WILG Blog


Posted by: Julie Poirier on Dec 27, 2017

Contributed by Poirier Law Firm

 

Misclassifying employees as independent contractors – which is a way for companies to avoid fair employment and compensation rules and regulations – is “one of the most serious problems facing affected workers, employers and the entire economy,” according to the U.S. Department of Labor.  But it may have just become a little more difficult for companies to deny its workers fundamental employee rights and benefits. On July 15, 2015, the U.S. Department of Labor’s Wage and Hour Division announced new guidance on how to determine who is an independent contractor and who is an employee under the law. 

In recent years, the U.S. DOL and its corresponding state agencies, including the Georgia Department of Labor, have been scrutinizing the practice of misclassifying employees as independent contractors to avoid employment laws and regulations.  This most recent DOL opinion, while not legally binding on the courts, is an effort to crack down on misclassification, noting that “most workers are employees” under the law.

 

Companies who misclassify their workers often do so in order to reduce costs. Small businesses or companies with low profit margins could face potentially disastrous additional expenses if their independent contractors are deemed to be employees.  Unlike independent contractors, employees must have taxes withheld from their wages, and they are eligible for essential employee rights and benefits under the law. Misclassified workers may lose access to minimum wage and overtime protection, family and medical leave, unemployment insurance, safe workplaces, and workers’ compensation protections. In addition, federal and state governments lose significant tax revenue, which ultimately translates to losses in employee-based programs, such as state unemployment insurance and workers’ compensation funds.

 

Georgia courts have typically used an analysis known as the common law “control test” to assess whether a worker is an employee or an independent contractor. This test focuses on the degree of control or direction that the employer exerts over the worker. The recent DOL guidance, however, adopts an “economic realities” test.  This test includes elements of the common law test, but broadens the scope of the analysis to address “whether the worker is economically dependent on the employer (and thus its employee) or is really in business for him or herself (and thus its independent contractor).” In announcing its new guidance, the DOL looked to the Fair Labor Standards Act, which defines employ as “to suffer or permit to work.” Applying this definition, a worker who is “economically dependent on an employer is suffered or permitted to work by the employer.” 

 

The economic realities test, as interpreted by the DOL memorandum, includes the following factors:  

  • Is the work an integral part of the employer’s business?
  • Does the worker’s managerial skill affect the worker’s opportunity for profit or loss?
  • How does the worker’s relative investment compare to the employer’s investment?
  • Does the work performed require special skill and initiative?
  • Is the relationship between the worker and the employer permanent or indefinite?
  • What is the nature and degree of the employer’s control?

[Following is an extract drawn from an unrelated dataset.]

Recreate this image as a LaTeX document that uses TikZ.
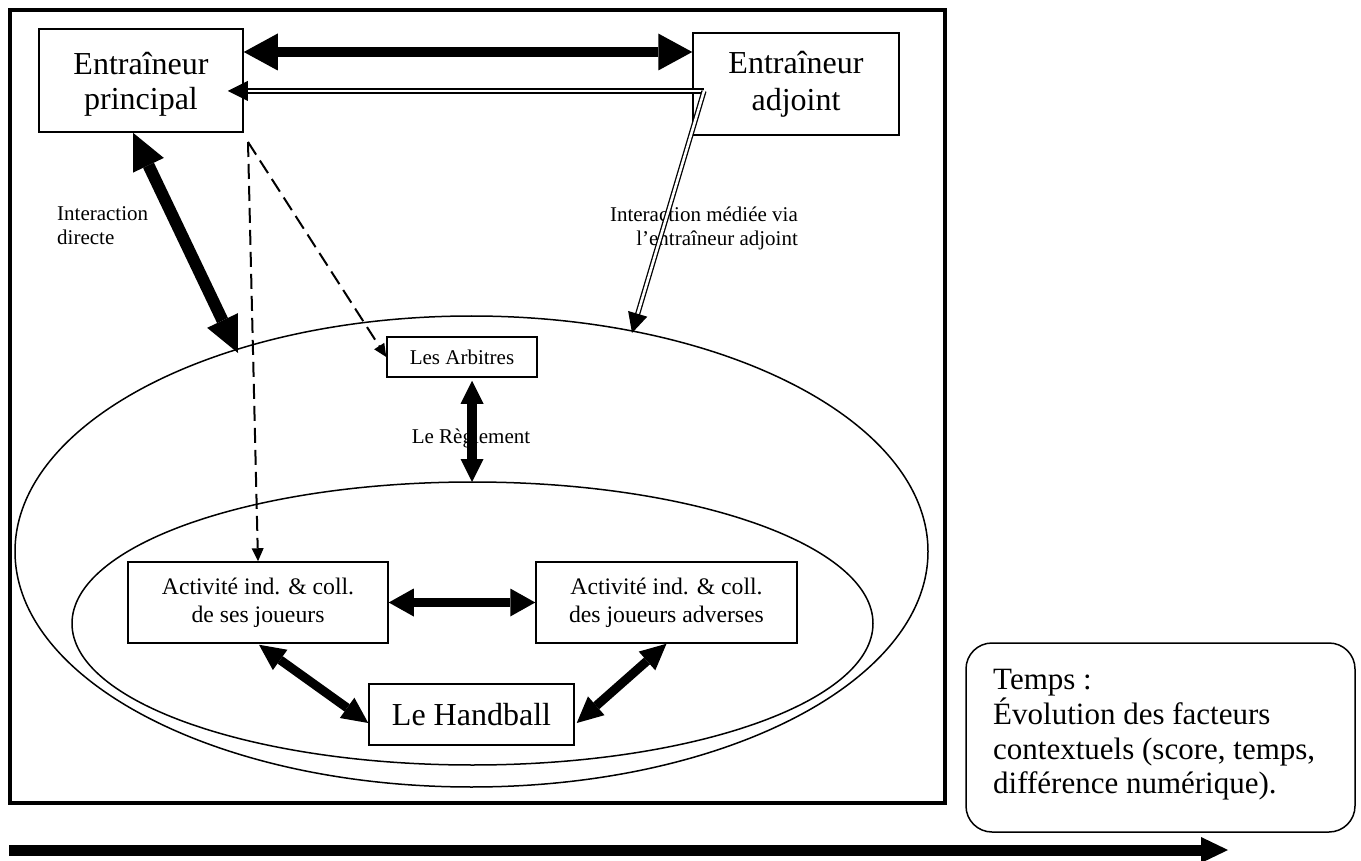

The DOL memorandum made a point to note that no one factor – particularly the “control” factor, which is the heart of the common law control test – should “play an oversized role in the analysis of whether a worker is an employee or an independent contractor.”

The DOL’s new guidance shows that it will continue to aggressively pursue enforcement actions against companies that try to skirt the law. In fiscal year 2014 alone, the DOL Wage and Hour Division’s investigations resulted in almost $240 million in back wages for more than 270,000 workers.  

 

But workers who have concerns about how they are being classified by their employer should speak up, and cannot simply count on the DOL or other agencies to step in.  Although it is ultimately the company’s burden to prove independent contractor status, only you know all the facts and circumstances of your particular situation. Just because your company gives you the title of “independent contractor” doesn’t make it so – you could be missing out on essential employee rights and benefits to which you are entitled, including wages, leave, and workers’ compensation protections.  If you are injured on the job, this distinction could become even more important, and you should have an experienced lawyer to help you navigate these obstacles.